Maple Westgate had often been a little bit drunk after leaving Jack Dawson’s card parties late at night, but tonight he felt especially giddy. He and his playing partner Billy Painter had combined to win the competition and so as Maple’s prize Jack Dawson and his son Earle would be over tomorrow morning at five a.m. to do Maple’s chores. He looked forward to sitting on the extra milking stool in his barn and laughing at them.
But right now he had to button up his hunting jacket right up to his neck as he stepped out into the cold, starry late October night. The dead leaves crunched underfoot as his stride lengthened, as it was almost two miles to his own farm and he had to walk, as he still hadn’t quite got around to fixing that flat on his Model T Ford. She was a good one alright; Maple
had driven her back all the way from Detroit where he had worked at the Ford factory for the past three years. The money had been good and Maple had enjoyed talking to Henry Ford when the great man had made his frequent visits to the assembly line which broke down periodically. Ford would always be wearing his rubber boots and could get the line up working again much quicker than the factory’s mechanics. But city life and being away from the hunting and fishing of the Eastern Townships had brought him back home again.

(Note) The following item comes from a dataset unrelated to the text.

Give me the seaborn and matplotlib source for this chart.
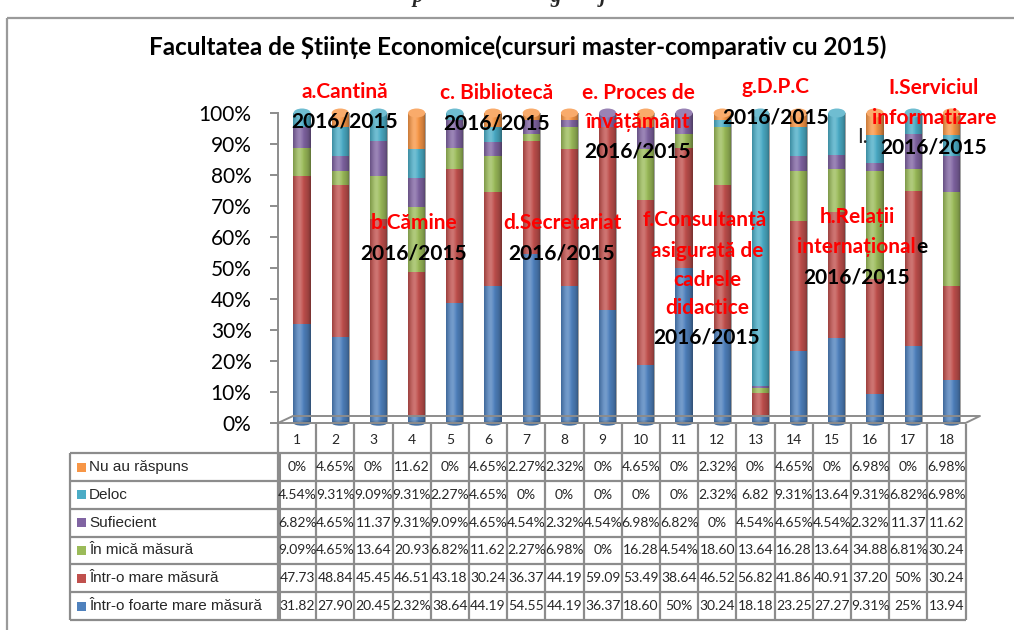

He thought he heard a slight movement as he made the turn out of Jack’s long driveway and started the trek along the gravel road towards home. He was walking by Marjorie Cooper’s house now, who lived alone on the town’s assistance and as everyone knew, wasn’t quite right in the head. She’d been known to follow people furtively and when confronted would ask for a handout of some kind. Maple smiled to himself as he thought of the last time he had talked to Marjorie and asked her how old she was. She was thirty six years old she replied, and next year she would be twenty four. But it was late and there was no light on in Marjorie’s ramshackle dwelling and even someone as addled as she was wouldn’t be wandering around at this hour.
So Maple quickened his stride. His mind was probably still in overdrive from the card game and after all this wasn’t Detroit, where people came from all over North America looking for work and you couldn’t be too careful. But still, Maple trusted his instincts and something was telling him that he had company with him on his way back home. He decided that he would stride along for the next quarter mile and then suddenly turn around, catching whoever was following him completely unaware.
He felt a little better as he passed by Howard Mosher’s dilapidated dwelling. Howard wasn’t much of a carpenter, or even a farmer, but nobody spent more time hunting, either in-season or off. Maple could recall Howard’s story of encountering a black bear while walking back to his bushlot. As Howard recounted the tale the bear had ignored him, but he assured Maple that if he had had a kitchen knife on him he would have “tackled the old bugger.” The sad, as well as the funny part of the story, is that Howard probably would have. After all, wasn’t it Howard who after eating a stack of homemade pancakes looked more carefully at the bag of flour ? He had mistakenly made his breakfast with ‘bugdeath’; potato bug poison.
Maple figured he was still a mile and a half from home and with all of this strolling down memory lane he had managed to bury his uneasiness. But when he glanced over his shoulder he couldn’t deny the shadowy spectre that was there. Without a moment’s hesitation he exploded into a run, and a quick glance over his shoulder proved his pursuer was equal to the task. Maple was only forty years old and farmer-strong, but the last time he was forced to run was a year ago. Jack Dawson was boasting about how quiet his bull was, and to prove his point whacked the large beast on his butt with his walking stick. This proved too much to take for even that placid creature and he took right off towards the nearest poor wretch in front of him, which had been Maple. But at least then Maple had known what he was running from. And his home, which Maple was not sure he would ever see again, was still a mile in the distance.
His breath coming hard, he passed by the Catholic cemetery just beyond the Ewing farm. There had always been stories about unusual goings-on there at night, and Maple wasn’t a member of the Orange Lodge or anything, but you know the Catholics. Superstitions, candle-lighting and beads on a string. Maple didn’t have any use for all of that nonsense.
The ghost, or whatever it was ,stayed with him. Easily, it seemed. Maple could feel the terror welling up in his chest and stifling his breathing every bit as much as the unaccustomed effort. Half-a-mile to go.
Three hundred yards from his farmhouse were two large tree stumps, all that was left from the diseased old elms that he had been forced to cut down last year. Maple was finished. His lungs on fire, his heart in overdrive and ready to explode, he couldn’t take another step. He flopped down on the nearest of the two stumps, shaking and retching from either the effort or fear, or more likely the both. I’m going to die, he said to himself, I know it.
The ghost rose up above him and then eased silently beside him onto the second stump. Maple couldn’t even look up.
“That was quite a race we had,” was all that Maple heard.
“That’s right,” Maple was able to respond. “And as soon as I catch my breath, we’re going to have another one.”